Material provided:
● ● ● ● ●

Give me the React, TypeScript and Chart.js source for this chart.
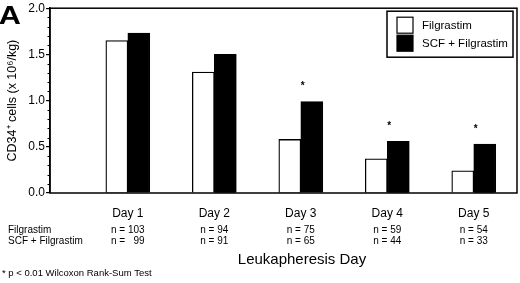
import React, { useEffect, useRef } from "react";
import { Chart, registerables } from "chart.js";
Chart.register(...registerables);

const categories = ["Day 1", "Day 2", "Day 3", "Day 4", "Day 5"];
const seriesLabels = ["Filgrastim", "SCF + Filgrastim"];
const filgrastim = [1.65, 1.31, 0.58, 0.37, 0.24];
const scfFilgrastim = [1.73, 1.5, 0.99, 0.56, 0.53];
const significant = [false, false, true, true, true];
const nFilgrastim = ["n = 103", "n = 94", "n = 75", "n = 59", "n = 54"];
const nScf = ["n =   99", "n = 91", "n = 65", "n = 44", "n = 33"];
const yTickValues = [0, 0.5, 1, 1.5, 2];
const minorStep = 0.1;

const FONT = '"Liberation Sans", Arial, Helvetica, sans-serif';

const overlay = {
  id: "overlay",
  afterDraw(chart: any) {
    const { ctx, chartArea: a, scales } = chart;
    const x = scales.x;
    const y = scales.y;
    ctx.save();
    // frame
    ctx.strokeStyle = "#000";
    ctx.lineWidth = 1.5;
    ctx.strokeRect(a.left, a.top, a.right - a.left, a.bottom - a.top);
    // minor ticks
    ctx.lineWidth = 1;
    for (let v = 0; v <= 2.0001; v += minorStep) {
      const r = Math.round(v * 10);
      if (r % 5 === 0) continue;
      const py = Math.round(y.getPixelForValue(v)) + 0.5;
      ctx.beginPath();
      ctx.moveTo(a.left - 2.5, py);
      ctx.lineTo(a.left, py);
      ctx.stroke();
    }
    // asterisks
    ctx.fillStyle = "#000";
    ctx.font = `bold 10px ${FONT}`;
    ctx.textAlign = "center";
    ctx.textBaseline = "middle";
    significant.forEach((s, i) => {
      if (!s) return;
      const top = Math.max(filgrastim[i], scfFilgrastim[i]);
      const px = x.getPixelForValue(i + 1) + 2;
      const py = y.getPixelForValue(top) - 18;
      ctx.fillText("*", px, py + 3);
    });
    // legend
    const lx = a.right - 130;
    const ly = a.top + 3;
    ctx.lineWidth = 1.5;
    ctx.strokeRect(lx, ly, 126, 46);
    const colors = ["#fff", "#000"];
    ctx.font = `11.5px ${FONT}`;
    ctx.textAlign = "left";
    seriesLabels.forEach((lab, i) => {
      const sy = ly + 6 + i * 18;
      ctx.fillStyle = colors[i];
      ctx.fillRect(lx + 10, sy, 16, 16);
      ctx.strokeStyle = "#000";
      ctx.lineWidth = 1.2;
      ctx.strokeRect(lx + 10, sy, 16, 16);
      ctx.fillStyle = "#000";
      ctx.fillText(lab, lx + 35, sy + 8.5);
    });
    // n rows
    ctx.font = `10px ${FONT}`;
    ctx.textBaseline = "middle";
    ctx.textAlign = "left";
    ctx.fillText(seriesLabels[0], 8, 230);
    ctx.fillText(seriesLabels[1], 8, 241);
    ctx.textAlign = "center";
    categories.forEach((_, i) => {
      const px = x.getPixelForValue(i + 1);
      ctx.fillText(nFilgrastim[i], px, 230);
      ctx.fillText(nScf[i], px, 241);
    });
    // x title
    ctx.font = `15px ${FONT}`;
    ctx.fillText("Leukapheresis Day", 302, 260);
    // footnote
    ctx.font = `9.5px ${FONT}`;
    ctx.textAlign = "left";
    ctx.fillText("* p < 0.01 Wilcoxon Rank-Sum Test", 2, 273);
    // panel letter
    ctx.font = `bold 26px ${FONT}`;
    ctx.textBaseline = "alphabetic";
    ctx.save();
    ctx.scale(1.18, 1);
    ctx.fillText("A", -1, 24);
    ctx.restore();
    ctx.restore();
  },
};

export default function App() {
  const ref = useRef<HTMLCanvasElement>(null);
  useEffect(() => {
    if (!ref.current) return;
    const chart = new Chart(ref.current, {
      type: "bar",
      data: {
        datasets: [
          {
            label: seriesLabels[0],
            data: filgrastim.map((v, i) => ({ x: i + 1, y: v })),
            backgroundColor: "#fff",
            borderColor: "#000",
            borderWidth: 1.3,
            barThickness: 22,
          },
          {
            label: seriesLabels[1],
            data: scfFilgrastim.map((v, i) => ({ x: i + 1, y: v })),
            backgroundColor: "#000",
            borderColor: "#000",
            borderWidth: 1.3,
            barThickness: 22,
          },
        ],
      },
      options: {
        animation: false,
        responsive: false,
        maintainAspectRatio: false,
        layout: { padding: { top: 6, right: 3, left: 0, bottom: 0 } },
        plugins: { legend: { display: false }, tooltip: { enabled: false } },
        scales: {
          x: {
            type: "linear",
            offset: false,
            min: 0.1,
            max: 5.5,
            afterBuildTicks: (s: any) => {
              s.ticks = categories.map((_, i) => ({ value: i + 1 }));
            },
            afterFit: (s: any) => {
              s.height = 90;
            },
            ticks: {
              callback: (v: any) => categories[Math.round(v) - 1] ?? "",
              color: "#000",
              font: { family: FONT, size: 12 },
              padding: 13,
              maxRotation: 0,
              autoSkip: false,
            },
            grid: { display: false, drawTicks: false, tickLength: 0, offset: false },
            border: { display: false },
          },
          y: {
            min: 0,
            max: 2,
            afterBuildTicks: (s: any) => {
              s.ticks = yTickValues.map((v) => ({ value: v }));
            },
            afterFit: (s: any) => {
              s.width = 50;
            },
            ticks: {
              callback: (v: any) => Number(v).toFixed(1),
              color: "#000",
              font: { family: FONT, size: 12 },
              padding: 1,
            },
            grid: {
              drawOnChartArea: false,
              drawTicks: true,
              tickLength: 4,
              color: "#000",
              lineWidth: 1.2,
            },
            border: { display: true, color: "#000", width: 1.5 },
            title: {
              display: true,
              text: "CD34⁺ cells (x 10⁶/kg)",
              color: "#000",
              font: { family: FONT, size: 12.5 },
              padding: { top: 5, bottom: 0 },
            },
          },
        },
      },
      plugins: [overlay],
    });
    return () => chart.destroy();
  }, []);
  return (
    <div style={{ position: "fixed", left: 0, top: 0, width: 520, height: 283, background: "#fff" }}>
      <canvas ref={ref} width={520} height={283} style={{ width: 520, height: 283 }} />
    </div>
  );
}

● ● ● ● ●

Set problem:
Return each line exactly as written. Any picture gets left out.

Reply:
Give me the React, TypeScript and Chart.js source for this chart.
import React, { useEffect, useRef } from "react";
import { Chart, registerables } from "chart.js";
Chart.register(...registerables);

const categories = ["Day 1", "Day 2", "Day 3", "Day 4", "Day 5"];
const seriesLabels = ["Filgrastim", "SCF + Filgrastim"];
const filgrastim = [1.65, 1.31, 0.58, 0.37, 0.24];
const scfFilgrastim = [1.73, 1.5, 0.99, 0.56, 0.53];
const significant = [false, false, true, true, true];
const nFilgrastim = ["n = 103", "n = 94", "n = 75", "n = 59", "n = 54"];
const nScf = ["n =   99", "n = 91", "n = 65", "n = 44", "n = 33"];
const yTickValues = [0, 0.5, 1, 1.5, 2];
const minorStep = 0.1;

const FONT = '"Liberation Sans", Arial, Helvetica, sans-serif';

const overlay = {
  id: "overlay",
  afterDraw(chart: any) {
    const { ctx, chartArea: a, scales } = chart;
    const x = scales.x;
    const y = scales.y;
    ctx.save();
    // frame
    ctx.strokeStyle = "#000";
    ctx.lineWidth = 1.5;
    ctx.strokeRect(a.left, a.top, a.right - a.left, a.bottom - a.top);
    // minor ticks
    ctx.lineWidth = 1;
    for (let v = 0; v <= 2.0001; v += minorStep) {
      const r = Math.round(v * 10);
      if (r % 5 === 0) continue;
      const py = Math.round(y.getPixelForValue(v)) + 0.5;
      ctx.beginPath();
      ctx.moveTo(a.left - 2.5, py);
      ctx.lineTo(a.left, py);
      ctx.stroke();
    }
    // asterisks
    ctx.fillStyle = "#000";
    ctx.font = `bold 10px ${FONT}`;
    ctx.textAlign = "center";
    ctx.textBaseline = "middle";
    significant.forEach((s, i) => {
      if (!s) return;
      const top = Math.max(filgrastim[i], scfFilgrastim[i]);
      const px = x.getPixelForValue(i + 1) + 2;
      const py = y.getPixelForValue(top) - 18;
      ctx.fillText("*", px, py + 3);
    });
    // legend
    const lx = a.right - 130;
    const ly = a.top + 3;
    ctx.lineWidth = 1.5;
    ctx.strokeRect(lx, ly, 126, 46);
    const colors = ["#fff", "#000"];
    ctx.font = `11.5px ${FONT}`;
    ctx.textAlign = "left";
    seriesLabels.forEach((lab, i) => {
      const sy = ly + 6 + i * 18;
      ctx.fillStyle = colors[i];
      ctx.fillRect(lx + 10, sy, 16, 16);
      ctx.strokeStyle = "#000";
      ctx.lineWidth = 1.2;
      ctx.strokeRect(lx + 10, sy, 16, 16);
      ctx.fillStyle = "#000";
      ctx.fillText(lab, lx + 35, sy + 8.5);
    });
    // n rows
    ctx.font = `10px ${FONT}`;
    ctx.textBaseline = "middle";
    ctx.textAlign = "left";
    ctx.fillText(seriesLabels[0], 8, 230);
    ctx.fillText(seriesLabels[1], 8, 241);
    ctx.textAlign = "center";
    categories.forEach((_, i) => {
      const px = x.getPixelForValue(i + 1);
      ctx.fillText(nFilgrastim[i], px, 230);
      ctx.fillText(nScf[i], px, 241);
    });
    // x title
    ctx.font = `15px ${FONT}`;
    ctx.fillText("Leukapheresis Day", 302, 260);
    // footnote
    ctx.font = `9.5px ${FONT}`;
    ctx.textAlign = "left";
    ctx.fillText("* p < 0.01 Wilcoxon Rank-Sum Test", 2, 273);
    // panel letter
    ctx.font = `bold 26px ${FONT}`;
    ctx.textBaseline = "alphabetic";
    ctx.save();
    ctx.scale(1.18, 1);
    ctx.fillText("A", -1, 24);
    ctx.restore();
    ctx.restore();
  },
};

export default function App() {
  const ref = useRef<HTMLCanvasElement>(null);
  useEffect(() => {
    if (!ref.current) return;
    const chart = new Chart(ref.current, {
      type: "bar",
      data: {
        datasets: [
          {
            label: seriesLabels[0],
            data: filgrastim.map((v, i) => ({ x: i + 1, y: v })),
            backgroundColor: "#fff",
            borderColor: "#000",
            borderWidth: 1.3,
            barThickness: 22,
          },
          {
            label: seriesLabels[1],
            data: scfFilgrastim.map((v, i) => ({ x: i + 1, y: v })),
            backgroundColor: "#000",
            borderColor: "#000",
            borderWidth: 1.3,
            barThickness: 22,
          },
        ],
      },
      options: {
        animation: false,
        responsive: false,
        maintainAspectRatio: false,
        layout: { padding: { top: 6, right: 3, left: 0, bottom: 0 } },
        plugins: { legend: { display: false }, tooltip: { enabled: false } },
        scales: {
          x: {
            type: "linear",
            offset: false,
            min: 0.1,
            max: 5.5,
            afterBuildTicks: (s: any) => {
              s.ticks = categories.map((_, i) => ({ value: i + 1 }));
            },
            afterFit: (s: any) => {
              s.height = 90;
            },
            ticks: {
              callback: (v: any) => categories[Math.round(v) - 1] ?? "",
              color: "#000",
              font: { family: FONT, size: 12 },
              padding: 13,
              maxRotation: 0,
              autoSkip: false,
            },
            grid: { display: false, drawTicks: false, tickLength: 0, offset: false },
            border: { display: false },
          },
          y: {
            min: 0,
            max: 2,
            afterBuildTicks: (s: any) => {
              s.ticks = yTickValues.map((v) => ({ value: v }));
            },
            afterFit: (s: any) => {
              s.width = 50;
            },
            ticks: {
              callback: (v: any) => Number(v).toFixed(1),
              color: "#000",
              font: { family: FONT, size: 12 },
              padding: 1,
            },
            grid: {
              drawOnChartArea: false,
              drawTicks: true,
              tickLength: 4,
              color: "#000",
              lineWidth: 1.2,
            },
            border: { display: true, color: "#000", width: 1.5 },
            title: {
              display: true,
              text: "CD34⁺ cells (x 10⁶/kg)",
              color: "#000",
              font: { family: FONT, size: 12.5 },
              padding: { top: 5, bottom: 0 },
            },
          },
        },
      },
      plugins: [overlay],
    });
    return () => chart.destroy();
  }, []);
  return (
    <div style={{ position: "fixed", left: 0, top: 0, width: 520, height: 283, background: "#fff" }}>
      <canvas ref={ref} width={520} height={283} style={{ width: 520, height: 283 }} />
    </div>
  );
}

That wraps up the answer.